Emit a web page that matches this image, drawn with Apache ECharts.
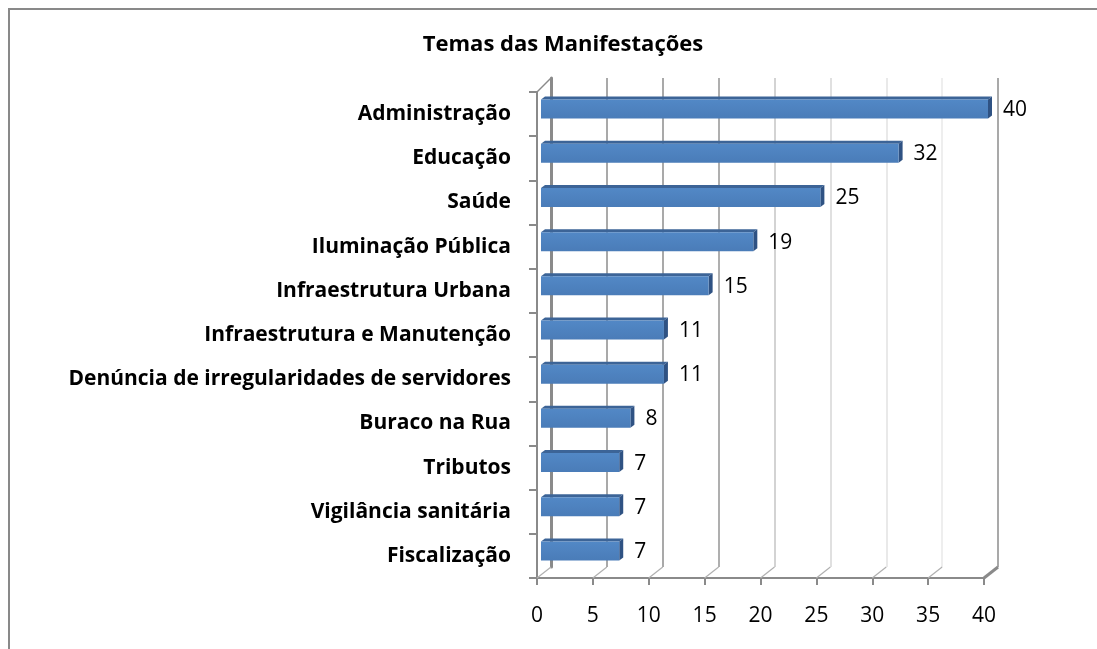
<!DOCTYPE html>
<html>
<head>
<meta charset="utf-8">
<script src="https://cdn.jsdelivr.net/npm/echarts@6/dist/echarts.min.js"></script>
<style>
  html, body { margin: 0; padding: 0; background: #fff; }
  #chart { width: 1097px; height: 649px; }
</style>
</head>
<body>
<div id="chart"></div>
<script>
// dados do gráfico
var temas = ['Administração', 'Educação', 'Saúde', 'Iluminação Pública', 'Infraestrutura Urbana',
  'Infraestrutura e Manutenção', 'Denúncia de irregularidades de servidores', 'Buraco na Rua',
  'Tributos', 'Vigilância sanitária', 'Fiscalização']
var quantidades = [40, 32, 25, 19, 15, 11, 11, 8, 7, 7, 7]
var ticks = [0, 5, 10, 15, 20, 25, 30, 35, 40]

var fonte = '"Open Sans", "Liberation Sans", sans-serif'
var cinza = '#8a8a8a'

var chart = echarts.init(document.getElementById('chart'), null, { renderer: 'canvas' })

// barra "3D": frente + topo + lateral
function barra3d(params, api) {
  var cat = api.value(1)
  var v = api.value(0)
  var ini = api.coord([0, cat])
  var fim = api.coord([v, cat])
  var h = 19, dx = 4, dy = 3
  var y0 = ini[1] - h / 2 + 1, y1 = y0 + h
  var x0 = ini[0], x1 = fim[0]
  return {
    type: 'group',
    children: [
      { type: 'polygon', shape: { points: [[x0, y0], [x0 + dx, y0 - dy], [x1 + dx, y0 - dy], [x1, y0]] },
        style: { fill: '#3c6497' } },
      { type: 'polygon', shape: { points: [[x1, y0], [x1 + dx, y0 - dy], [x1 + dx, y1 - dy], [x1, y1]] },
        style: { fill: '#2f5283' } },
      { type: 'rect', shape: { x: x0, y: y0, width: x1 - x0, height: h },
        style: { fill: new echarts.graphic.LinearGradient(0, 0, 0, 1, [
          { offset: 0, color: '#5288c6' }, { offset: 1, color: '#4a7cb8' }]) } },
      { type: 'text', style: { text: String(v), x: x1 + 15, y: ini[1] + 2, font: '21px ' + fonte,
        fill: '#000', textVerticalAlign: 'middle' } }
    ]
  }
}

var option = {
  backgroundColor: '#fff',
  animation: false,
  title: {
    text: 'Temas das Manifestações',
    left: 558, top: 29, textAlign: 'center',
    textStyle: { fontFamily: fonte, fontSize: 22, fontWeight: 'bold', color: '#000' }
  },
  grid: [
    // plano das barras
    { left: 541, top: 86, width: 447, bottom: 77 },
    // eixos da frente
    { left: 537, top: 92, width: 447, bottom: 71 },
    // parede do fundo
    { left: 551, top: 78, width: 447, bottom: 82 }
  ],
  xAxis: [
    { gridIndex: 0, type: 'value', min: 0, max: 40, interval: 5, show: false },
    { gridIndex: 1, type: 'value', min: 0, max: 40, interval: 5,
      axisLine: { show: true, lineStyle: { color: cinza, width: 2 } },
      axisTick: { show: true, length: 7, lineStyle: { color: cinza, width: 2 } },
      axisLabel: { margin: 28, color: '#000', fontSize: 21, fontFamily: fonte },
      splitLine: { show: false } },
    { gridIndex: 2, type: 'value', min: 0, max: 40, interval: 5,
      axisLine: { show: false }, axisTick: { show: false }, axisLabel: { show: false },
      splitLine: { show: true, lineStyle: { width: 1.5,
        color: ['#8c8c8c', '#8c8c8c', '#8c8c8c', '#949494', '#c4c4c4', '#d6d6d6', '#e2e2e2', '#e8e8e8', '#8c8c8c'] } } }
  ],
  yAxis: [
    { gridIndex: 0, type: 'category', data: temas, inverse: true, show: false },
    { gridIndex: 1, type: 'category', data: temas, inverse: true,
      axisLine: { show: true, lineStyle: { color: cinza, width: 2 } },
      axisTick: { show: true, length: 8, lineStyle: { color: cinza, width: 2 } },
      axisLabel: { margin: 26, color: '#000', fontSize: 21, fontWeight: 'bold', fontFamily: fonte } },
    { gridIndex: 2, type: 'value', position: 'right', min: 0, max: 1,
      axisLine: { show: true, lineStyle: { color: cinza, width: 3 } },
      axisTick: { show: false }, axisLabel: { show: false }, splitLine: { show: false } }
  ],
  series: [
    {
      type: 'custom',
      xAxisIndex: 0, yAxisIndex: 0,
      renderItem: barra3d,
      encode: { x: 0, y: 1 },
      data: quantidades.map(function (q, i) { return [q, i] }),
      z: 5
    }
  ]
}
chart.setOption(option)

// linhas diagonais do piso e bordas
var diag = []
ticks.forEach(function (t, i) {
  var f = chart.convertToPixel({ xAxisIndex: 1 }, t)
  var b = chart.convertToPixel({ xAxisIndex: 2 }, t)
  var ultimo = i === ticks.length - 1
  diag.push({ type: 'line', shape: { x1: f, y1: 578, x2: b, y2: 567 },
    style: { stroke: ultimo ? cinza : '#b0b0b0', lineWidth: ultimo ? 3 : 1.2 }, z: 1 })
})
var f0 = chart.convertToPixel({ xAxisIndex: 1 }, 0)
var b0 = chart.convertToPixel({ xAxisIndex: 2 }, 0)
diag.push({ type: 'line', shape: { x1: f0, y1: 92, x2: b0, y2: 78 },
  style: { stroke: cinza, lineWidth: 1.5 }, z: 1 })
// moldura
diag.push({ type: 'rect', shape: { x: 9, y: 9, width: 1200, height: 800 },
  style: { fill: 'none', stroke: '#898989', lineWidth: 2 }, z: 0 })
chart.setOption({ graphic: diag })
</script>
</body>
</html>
================
Exercise goal:
Without the pictures, print the whole listing exactly as given.

Response to this task:
Emit a web page that matches this image, drawn with Apache ECharts.
<!DOCTYPE html>
<html>
<head>
<meta charset="utf-8">
<script src="https://cdn.jsdelivr.net/npm/echarts@6/dist/echarts.min.js"></script>
<style>
  html, body { margin: 0; padding: 0; background: #fff; }
  #chart { width: 1097px; height: 649px; }
</style>
</head>
<body>
<div id="chart"></div>
<script>
// dados do gráfico
var temas = ['Administração', 'Educação', 'Saúde', 'Iluminação Pública', 'Infraestrutura Urbana',
  'Infraestrutura e Manutenção', 'Denúncia de irregularidades de servidores', 'Buraco na Rua',
  'Tributos', 'Vigilância sanitária', 'Fiscalização']
var quantidades = [40, 32, 25, 19, 15, 11, 11, 8, 7, 7, 7]
var ticks = [0, 5, 10, 15, 20, 25, 30, 35, 40]

var fonte = '"Open Sans", "Liberation Sans", sans-serif'
var cinza = '#8a8a8a'

var chart = echarts.init(document.getElementById('chart'), null, { renderer: 'canvas' })

// barra "3D": frente + topo + lateral
function barra3d(params, api) {
  var cat = api.value(1)
  var v = api.value(0)
  var ini = api.coord([0, cat])
  var fim = api.coord([v, cat])
  var h = 19, dx = 4, dy = 3
  var y0 = ini[1] - h / 2 + 1, y1 = y0 + h
  var x0 = ini[0], x1 = fim[0]
  return {
    type: 'group',
    children: [
      { type: 'polygon', shape: { points: [[x0, y0], [x0 + dx, y0 - dy], [x1 + dx, y0 - dy], [x1, y0]] },
        style: { fill: '#3c6497' } },
      { type: 'polygon', shape: { points: [[x1, y0], [x1 + dx, y0 - dy], [x1 + dx, y1 - dy], [x1, y1]] },
        style: { fill: '#2f5283' } },
      { type: 'rect', shape: { x: x0, y: y0, width: x1 - x0, height: h },
        style: { fill: new echarts.graphic.LinearGradient(0, 0, 0, 1, [
          { offset: 0, color: '#5288c6' }, { offset: 1, color: '#4a7cb8' }]) } },
      { type: 'text', style: { text: String(v), x: x1 + 15, y: ini[1] + 2, font: '21px ' + fonte,
        fill: '#000', textVerticalAlign: 'middle' } }
    ]
  }
}

var option = {
  backgroundColor: '#fff',
  animation: false,
  title: {
    text: 'Temas das Manifestações',
    left: 558, top: 29, textAlign: 'center',
    textStyle: { fontFamily: fonte, fontSize: 22, fontWeight: 'bold', color: '#000' }
  },
  grid: [
    // plano das barras
    { left: 541, top: 86, width: 447, bottom: 77 },
    // eixos da frente
    { left: 537, top: 92, width: 447, bottom: 71 },
    // parede do fundo
    { left: 551, top: 78, width: 447, bottom: 82 }
  ],
  xAxis: [
    { gridIndex: 0, type: 'value', min: 0, max: 40, interval: 5, show: false },
    { gridIndex: 1, type: 'value', min: 0, max: 40, interval: 5,
      axisLine: { show: true, lineStyle: { color: cinza, width: 2 } },
      axisTick: { show: true, length: 7, lineStyle: { color: cinza, width: 2 } },
      axisLabel: { margin: 28, color: '#000', fontSize: 21, fontFamily: fonte },
      splitLine: { show: false } },
    { gridIndex: 2, type: 'value', min: 0, max: 40, interval: 5,
      axisLine: { show: false }, axisTick: { show: false }, axisLabel: { show: false },
      splitLine: { show: true, lineStyle: { width: 1.5,
        color: ['#8c8c8c', '#8c8c8c', '#8c8c8c', '#949494', '#c4c4c4', '#d6d6d6', '#e2e2e2', '#e8e8e8', '#8c8c8c'] } } }
  ],
  yAxis: [
    { gridIndex: 0, type: 'category', data: temas, inverse: true, show: false },
    { gridIndex: 1, type: 'category', data: temas, inverse: true,
      axisLine: { show: true, lineStyle: { color: cinza, width: 2 } },
      axisTick: { show: true, length: 8, lineStyle: { color: cinza, width: 2 } },
      axisLabel: { margin: 26, color: '#000', fontSize: 21, fontWeight: 'bold', fontFamily: fonte } },
    { gridIndex: 2, type: 'value', position: 'right', min: 0, max: 1,
      axisLine: { show: true, lineStyle: { color: cinza, width: 3 } },
      axisTick: { show: false }, axisLabel: { show: false }, splitLine: { show: false } }
  ],
  series: [
    {
      type: 'custom',
      xAxisIndex: 0, yAxisIndex: 0,
      renderItem: barra3d,
      encode: { x: 0, y: 1 },
      data: quantidades.map(function (q, i) { return [q, i] }),
      z: 5
    }
  ]
}
chart.setOption(option)

// linhas diagonais do piso e bordas
var diag = []
ticks.forEach(function (t, i) {
  var f = chart.convertToPixel({ xAxisIndex: 1 }, t)
  var b = chart.convertToPixel({ xAxisIndex: 2 }, t)
  var ultimo = i === ticks.length - 1
  diag.push({ type: 'line', shape: { x1: f, y1: 578, x2: b, y2: 567 },
    style: { stroke: ultimo ? cinza : '#b0b0b0', lineWidth: ultimo ? 3 : 1.2 }, z: 1 })
})
var f0 = chart.convertToPixel({ xAxisIndex: 1 }, 0)
var b0 = chart.convertToPixel({ xAxisIndex: 2 }, 0)
diag.push({ type: 'line', shape: { x1: f0, y1: 92, x2: b0, y2: 78 },
  style: { stroke: cinza, lineWidth: 1.5 }, z: 1 })
// moldura
diag.push({ type: 'rect', shape: { x: 9, y: 9, width: 1200, height: 800 },
  style: { fill: 'none', stroke: '#898989', lineWidth: 2 }, z: 0 })
chart.setOption({ graphic: diag })
</script>
</body>
</html>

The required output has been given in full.